Industrial stocks appeared to be the hardest hit. Shares in U.S. aerospace giant Boeing Co were last down 2.5 percent making it one of the biggest drags on the S&P 500 though it was not immediately clear how much the tariffs would affect Boeing’s newer products. The United States exported $15 billion of aircraft to China in 2016, ranking the sector equally with agricultural products like soybeans, according U.S. trade data.
General Motors shares reversed earlier losses and were last up 1.5 percent but the No. 1 U.S. automaker called for constructive U.S./ China dialogue, citing an “interdependence between the world’s two largest automotive markets.”
Agricultural machinery maker Deere & Co was down 4.0 percent and DowDuPont Inc was down 1.3 percent.
Eli Lustgarten, industrial outlook consultant at ESL Consultants, St Louis said he was more concerned about the impact to food commodity exports, which would hurt Deer’s U.S. farm customers, than the impact on farm equipment exports.
Soybean exporter Archer Daniels Midland Co and another agribusiness Bunge Ltd reversed their premarket losses and were last up more than 1 percent.
Some analysts saw a silver lining for meat producers though. Mizuho analyst Jeremy Scott said soybeans will be stranded on the U.S. market, cutting costs for U.S. meat companies.
Investors in the S&P 500’s technology sector were also rattled since it has the biggest revenue exposure to China out of the benchmark’s 11 major sectors. Chipmakers such as Nvidia Corp, with a 1.4 percent drop, and Intel Corp, with a 0.8 percent decline, were among the biggest percentage losers in that sector.
“These are some of the companies most exposed to potential tariffs.

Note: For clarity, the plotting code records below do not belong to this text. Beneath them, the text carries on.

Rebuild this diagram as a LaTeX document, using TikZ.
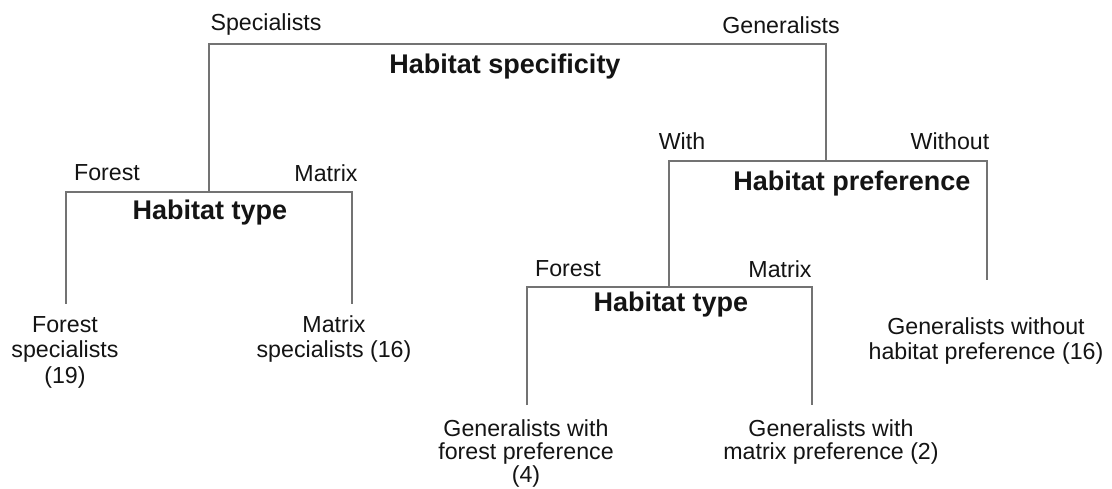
\documentclass[tikz,border=0pt]{standalone}
\usepackage{fontspec}
\setmainfont{Liberation Sans}
\definecolor{linec}{RGB}{115,115,115}
\definecolor{txt}{RGB}{20,20,20}
\begin{document}
\begin{tikzpicture}[x=1pt,y=-1pt,
  lab/.style={font=\fontsize{23.2}{25.5}\selectfont, text=txt, inner sep=0pt, align=center},
  labb/.style={lab, font=\fontsize{23.2}{23}\selectfont},
  head/.style={font=\bfseries\fontsize{27}{29}\selectfont, text=txt, inner sep=0pt},
  tline/.style={draw=linec, line width=1.1pt}]
\useasboundingbox[fill=white] (0,0) rectangle (1112,489);

% labels
\node[lab] (spec) at (266,25) {Specialists};
\node[lab] (gen) at (781,25) {Generalists};
\node[head] (hs) at (505,67) {Habitat specificity};
\node[lab] (for1) at (107,173) {Forest};
\node[lab] (mat1) at (326,173) {Matrix};
\node[head] (ht1) at (210,213) {Habitat type};
\node[lab] (with) at (682,141) {With};
\node[lab] (without) at (950,141) {Without};
\node[head] (hp) at (852,184) {Habitat preference};
\node[lab] (for2) at (568,269) {Forest};
\node[lab] (mat2) at (780,269) {Matrix};
\node[head] (ht2) at (671,305) {Habitat type};

% leaves
\node[lab] (fs) at (65,352) {Forest\\specialists\\(19)};
\node[lab] (ms) at (334,339) {Matrix\\specialists (16)};
\node[lab] (gwo) at (986,341) {Generalists without\\habitat preference (16)};
\node[labb] (gwf) at (526,453.5) {Generalists with\\forest preference\\(4)};
\node[labb] (gwm) at (831,442) {Generalists with\\matrix preference (2)};

% bracket corners
\coordinate (tl) at (209,44);
\coordinate (tr) at (826,44);
\coordinate (h1m) at (209,192);
\coordinate (h1l) at (66,192);
\coordinate (h1r) at (352,192);
\coordinate (f1) at (66,304);
\coordinate (m1) at (352,304);
\coordinate (hpm) at (826,161);
\coordinate (hpl) at (669,161);
\coordinate (hpr) at (987,161);
\coordinate (w1) at (987,280);
\coordinate (h2m) at (669,287);
\coordinate (h2l) at (527,287);
\coordinate (h2r) at (812,287);
\coordinate (f2) at (527,405);
\coordinate (m2) at (812,405);

% connectors
\draw[tline] (h1m) -- (tl) -- (tr) -- (hpm);
\draw[tline] (f1) -- (h1l) -- (h1r) -- (m1);
\draw[tline] (h2m) -- (hpl) -- (hpr) -- (w1);
\draw[tline] (f2) -- (h2l) -- (h2r) -- (m2);
\end{tikzpicture}
\end{document}
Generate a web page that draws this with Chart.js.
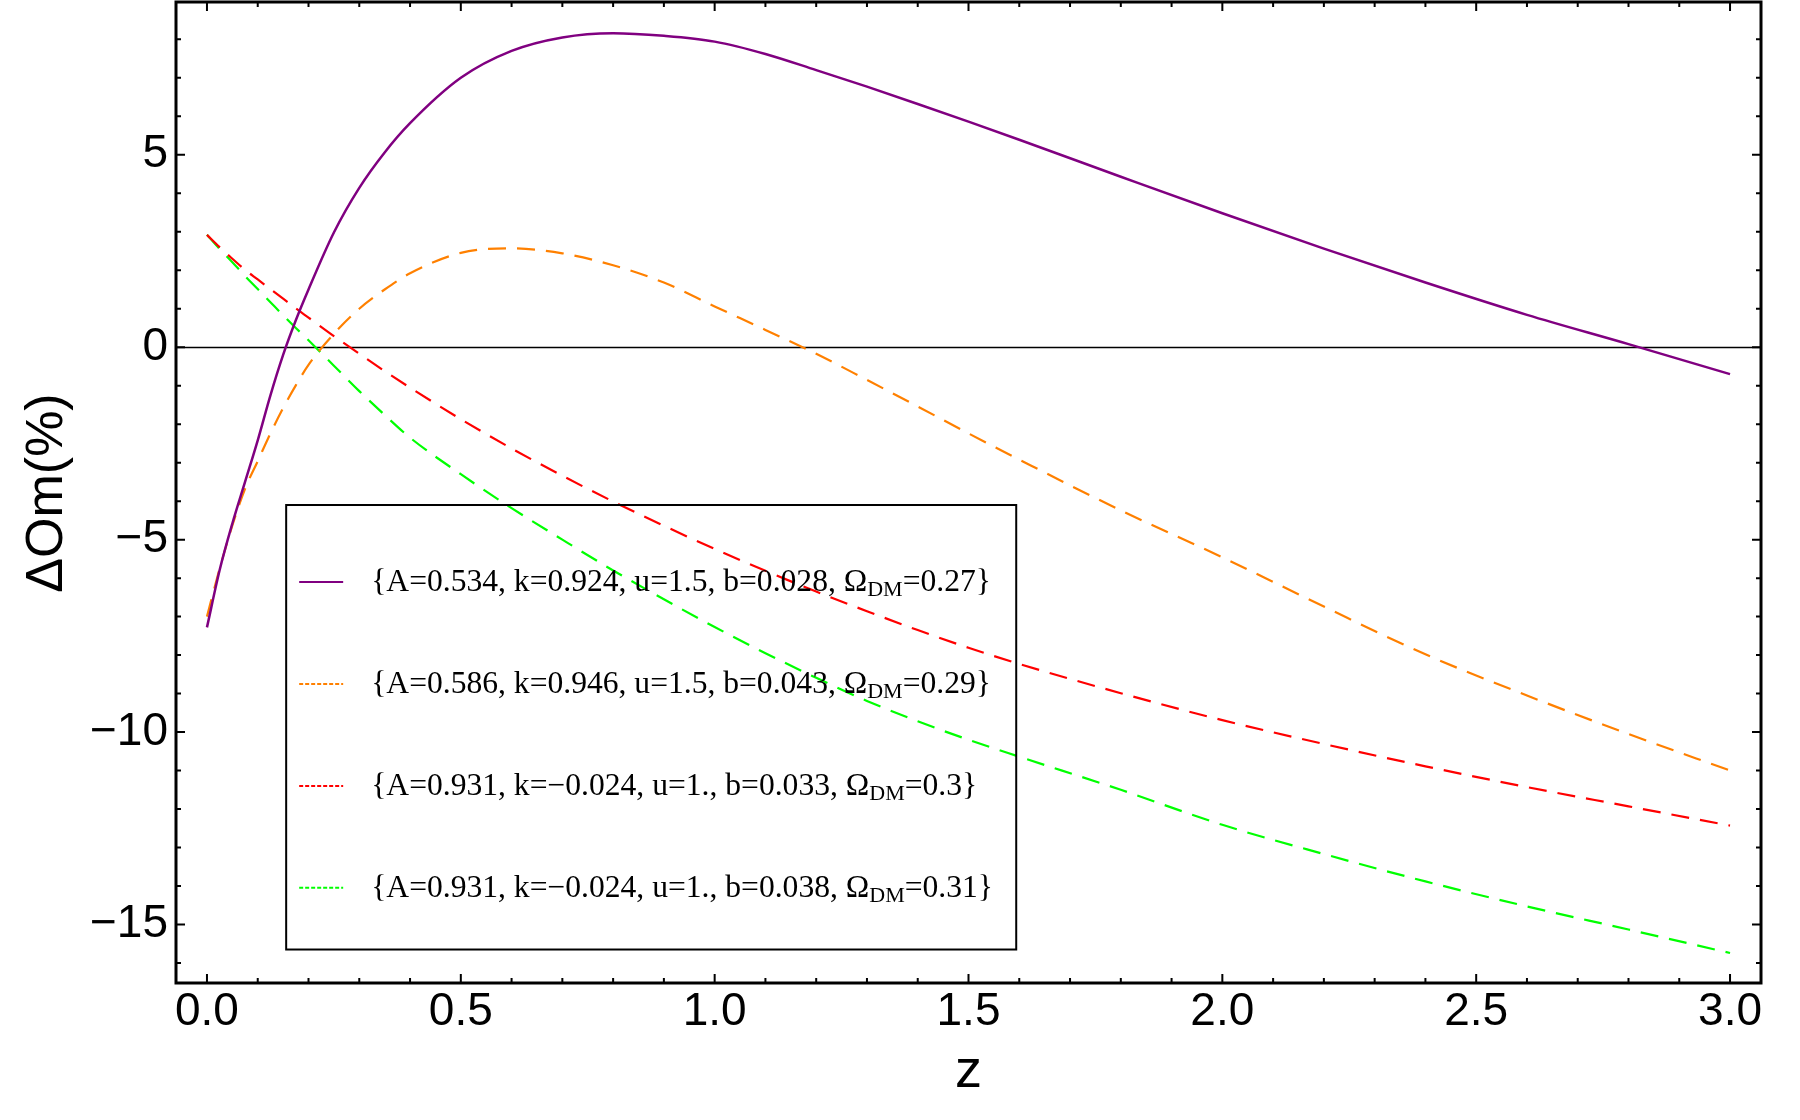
<!DOCTYPE html>
<html>
<head>
<meta charset="utf-8">
<script src="https://cdn.jsdelivr.net/npm/chart.js@4.4.1/dist/chart.umd.min.js"></script>
<style>
  html, body { margin: 0; padding: 0; background: #fff; }
  #wrap { width: 1800px; height: 1120px; }
</style>
</head>
<body>
<div id="wrap"><canvas id="chart" width="1800" height="1120"></canvas></div>
<script>
// redshift samples
const zValues = [0, 0.025, 0.05, 0.075, 0.1, 0.125, 0.15, 0.175, 0.2, 0.25, 0.3, 0.35, 0.4, 0.5, 0.6, 0.7, 0.8, 0.9,
                 1.0, 1.1, 1.2, 1.3, 1.4, 1.5, 1.6, 1.8, 2.0, 2.2, 2.4, 2.6, 2.8, 3.0];

// ΔOm(%)
const purpleVals = [-7.28, -5.79, -4.58, -3.5, -2.42, -1.25, -0.2, 0.7, 1.5, 2.98, 4.14, 5.06, 5.82, 7.0, 7.7, 8.05, 8.16, 8.09,
                    7.94, 7.62, 7.2, 6.77, 6.32, 5.86, 5.39, 4.43, 3.48, 2.56, 1.68, 0.84, 0.08, -0.70];
const orangeVals = [-7.0, -5.75, -4.63, -3.68, -2.96, -2.24, -1.58, -0.99, -0.46, 0.35, 1.0, 1.5, 1.92, 2.45, 2.57, 2.44, 2.13, 1.68,
                    1.06, 0.45, -0.17, -0.85, -1.54, -2.24, -2.92, -4.24, -5.46, -6.74, -7.98, -9.05, -10.05, -11.0];
const redVals    = [2.92, 2.6, 2.3, 2.01, 1.76, 1.51, 1.26, 1.01, 0.77, 0.29, -0.17, -0.62, -1.05, -1.87, -2.63, -3.34, -4.01, -4.64,
                    -5.24, -5.81, -6.35, -6.86, -7.35, -7.81, -8.23, -8.99, -9.69, -10.31, -10.89, -11.43, -11.93, -12.43];
const greenVals  = [2.92, 2.55, 2.21, 1.85, 1.51, 1.17, 0.83, 0.5, 0.18, -0.48, -1.14, -1.76, -2.35, -3.3, -4.18, -5.0, -5.8, -6.55,
                    -7.27, -7.95, -8.59, -9.19, -9.72, -10.2, -10.64, -11.5, -12.41, -13.17, -13.88, -14.53, -15.13, -15.74];

// legend parameters
const paramA  = ['0.534', '0.586', '0.931', '0.931'];
const paramK  = ['0.924', '0.946', '\u22120.024', '\u22120.024'];
const paramU  = ['1.5', '1.5', '1.', '1.'];
const paramB  = ['0.028', '0.043', '0.033', '0.038'];
const paramOm = ['0.27', '0.29', '0.3', '0.31'];

const seriesColors = ['#800080', '#ff8000', '#ff0000', '#00ff00'];
const seriesVals = [purpleVals, orangeVals, redVals, greenVals];

const xMajor = [0, 0.5, 1.0, 1.5, 2.0, 2.5, 3.0];
const yMajor = [-15, -10, -5, 0, 5];

const SANS = '"Liberation Sans", Arial, Helvetica, sans-serif';
const SERIF = '"Liberation Serif", "Times New Roman", serif';

const datasets = seriesVals.map((vals, i) => ({
  label: 'set' + i,
  data: zValues.map((z, j) => ({ x: z, y: vals[j] })),
  borderColor: seriesColors[i],
  borderWidth: i === 0 ? 2.5 : 2.2,
  borderDash: i === 0 ? [] : [18, 11],
  pointRadius: 0,
  fill: false,
  cubicInterpolationMode: 'monotone'
}));

// frame, inward ticks, zero axis, axis titles and the boxed legend
const framePlugin = {
  id: 'frame',
  beforeDatasetsDraw(chart) {
    const { ctx, chartArea: a, scales: { y } } = chart;
    const y0 = Math.round(y.getPixelForValue(0)) + 0.5;
    ctx.save();
    ctx.strokeStyle = '#000';
    ctx.lineWidth = 1.3;
    ctx.beginPath();
    ctx.moveTo(a.left, y0);
    ctx.lineTo(a.right, y0);
    ctx.stroke();
    ctx.restore();
  },
  afterDraw(chart) {
    const { ctx, chartArea: a, scales: { x, y } } = chart;
    ctx.save();
    ctx.strokeStyle = '#000';

    // ticks
    ctx.lineWidth = 2;
    for (let k = 0; k <= 30; k++) {
      const px = x.getPixelForValue(k / 10);
      const len = (k % 5 === 0) ? 9 : 5;
      ctx.beginPath();
      ctx.moveTo(px, a.bottom); ctx.lineTo(px, a.bottom - len);
      ctx.moveTo(px, a.top); ctx.lineTo(px, a.top + len);
      ctx.stroke();
    }
    for (let v = -16; v <= 8; v++) {
      const py = y.getPixelForValue(v);
      const len = (v % 5 === 0) ? 9 : 5;
      ctx.beginPath();
      ctx.moveTo(a.left, py); ctx.lineTo(a.left + len, py);
      ctx.moveTo(a.right, py); ctx.lineTo(a.right - len, py);
      ctx.stroke();
    }

    // frame
    ctx.lineWidth = 3;
    ctx.strokeRect(a.left, a.top, a.right - a.left, a.bottom - a.top);

    // axis titles
    ctx.fillStyle = '#000';
    ctx.font = '54px ' + SANS;
    ctx.textAlign = 'center';
    ctx.textBaseline = 'alphabetic';
    ctx.fillText('z', (a.left + a.right) / 2, a.bottom + 104);
    ctx.save();
    ctx.translate(62, 493);
    ctx.rotate(-Math.PI / 2);
    ctx.font = '52px ' + SANS;
    ctx.fillText('\u0394Om(%)', 0, 0);
    ctx.restore();

    // legend box (transparent, curves show through)
    const bx = x.getPixelForValue(0.156), by = y.getPixelForValue(-4.1);
    const bx2 = x.getPixelForValue(1.594), by2 = y.getPixelForValue(-15.65);
    ctx.lineWidth = 2;
    ctx.strokeRect(bx, by, bx2 - bx, by2 - by);

    const rowH = (by2 - by) / 4.36;
    paramA.forEach((A, i) => {
      const ly = by + rowH * (0.755 + i);
      ctx.strokeStyle = seriesColors[i];
      ctx.lineWidth = 2;
      ctx.setLineDash(i === 0 ? [] : [4, 2]);
      ctx.beginPath();
      ctx.moveTo(bx + 13, ly);
      ctx.lineTo(bx + 57, ly);
      ctx.stroke();
      ctx.setLineDash([]);

      ctx.fillStyle = '#000';
      ctx.textAlign = 'left';
      ctx.textBaseline = 'alphabetic';
      let tx = bx + 85;
      const base = ly + 9;
      const main = `{A=${A}, k=${paramK[i]}, u=${paramU[i]}, b=${paramB[i]}, \u03A9`;
      ctx.font = '31.6px ' + SERIF;
      ctx.fillText(main, tx, base);
      tx += ctx.measureText(main).width;
      ctx.font = '22px ' + SERIF;
      ctx.fillText('DM', tx, base + 5);
      tx += ctx.measureText('DM').width;
      ctx.font = '31.6px ' + SERIF;
      ctx.fillText(`=${paramOm[i]}}`, tx, base);
    });
    ctx.restore();
  }
};

const noPad = s => { s.paddingTop = 0; s.paddingBottom = 0; s.paddingLeft = 0; s.paddingRight = 0; };

new Chart(document.getElementById('chart'), {
  type: 'line',
  data: { datasets },
  options: {
    responsive: false,
    animation: false,
    devicePixelRatio: 1,
    layout: { padding: { top: 2, right: 39, left: 0, bottom: 0 } },
    plugins: { legend: { display: false }, tooltip: { enabled: false } },
    scales: {
      x: {
        type: 'linear',
        min: -0.061, max: 3.061,
        afterFit: s => { s.height = 137; noPad(s); },
        afterBuildTicks: s => { s.ticks = xMajor.map(v => ({ value: v })); },
        grid: { display: false, drawTicks: false },
        border: { display: false },
        ticks: {
          padding: 2,
          color: '#000',
          font: { family: SANS, size: 46 },
          maxRotation: 0,
          callback: v => v.toFixed(1)
        }
      },
      y: {
        type: 'linear',
        min: -16.52, max: 8.97,
        afterFit: s => { s.width = 176; noPad(s); },
        afterBuildTicks: s => { s.ticks = yMajor.map(v => ({ value: v })); },
        grid: { display: false, drawTicks: false },
        border: { display: false },
        ticks: {
          padding: 8,
          color: '#000',
          font: { family: SANS, size: 46 },
          callback: v => v < 0 ? '\u2212' + Math.abs(v) : String(v)
        }
      }
    }
  },
  plugins: [framePlugin]
});
</script>
</body>
</html>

They would affect their business directly, immediately.” said Brad McMillan, chief investment officer of Commonwealth Financial Network in Waltham, Massachusetts.
Shares of Caterpillar, also a big exporter to China, fell 1.2 percent.
With the three major U.S. indexes well off their January records after taking a massive tumble on Feb. 9, at least some investors were hoping U.S. stocks will bounce back if earnings growth meets strong Wall Street forecasts in the first-quarter reporting season, which starts this month.
“Obviously we need kind of a quiet period on these headlines and we need to focus on what is ultimately important and that is earnings. So I am hopeful over the next couple of weeks that earnings will be that shiny object that everyone can focus on,” said Jack Ablin, chief investment officer at Cresset Wealth in Chicago.